There are usually two types of quotations: short and long. Short are quotations shorter than 5 lines (used for prose) or less than 40 words. At any instance, it is recommended to employ less long quotations in your essay, as they are more typical for long papers (Master theses and PhD dissertations).

The block (long) quotations should be single-spaced and 1 pt. smaller than the font you use in the paper (for instance, if the essay is written in 12 pt., you should decrease the font to 11 pt. in the blocks of the quoted text).


The page with bibliography should be titled “References”. You should leave one blank line (double-spaced) between each entry.

Chicago referencing style is pretty similar to MLA style used for bibliography. The author’s last name is followed by a comma and the first name. The title of the publication is written separately and the words contained in the title are capitalized. Chapters in books or articles in journals are put in quotation marks (the words in the title are also capitalized).

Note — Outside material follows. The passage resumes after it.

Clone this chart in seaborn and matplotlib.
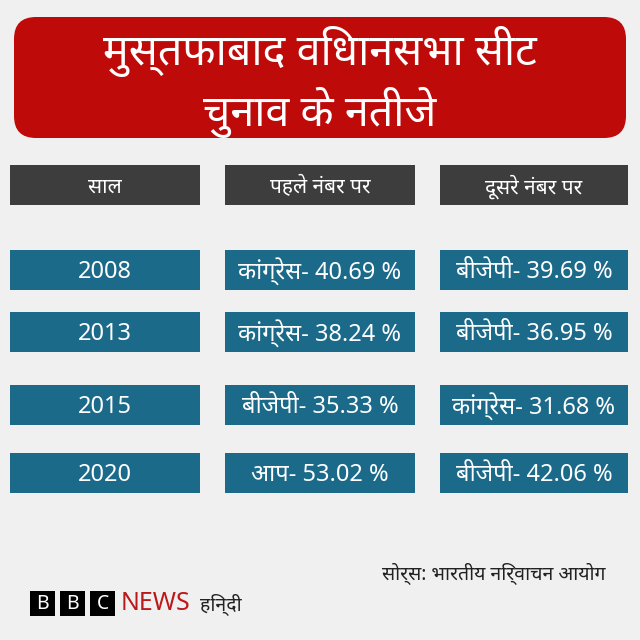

If you are not certain about the publication date (or there is no such) you can write “n.d” which stands for “not defined”. In the same way, if there is no publisher, you may write “n.p.” which stands for “not provided”.

Some examples of Chicago style


Fromm, Erich. To Have or to Be?. London and New York: Continuum, 1977.


Mitchell, Judith. “Dostoevsky’s Image of Christ”. The Expository Times 86 (1975): 210-214. Print.

Writing an essay in Chicago style requires a lot of efforts: to organize the information available, to clarify your own ideas, and to present them in a logical and comprehensive way.

Remember: a logical and well-elucidated thesis, although not very innovative one, will have bigger impact than an innovative research which is not presented in a satisfying, aesthetical and logical form.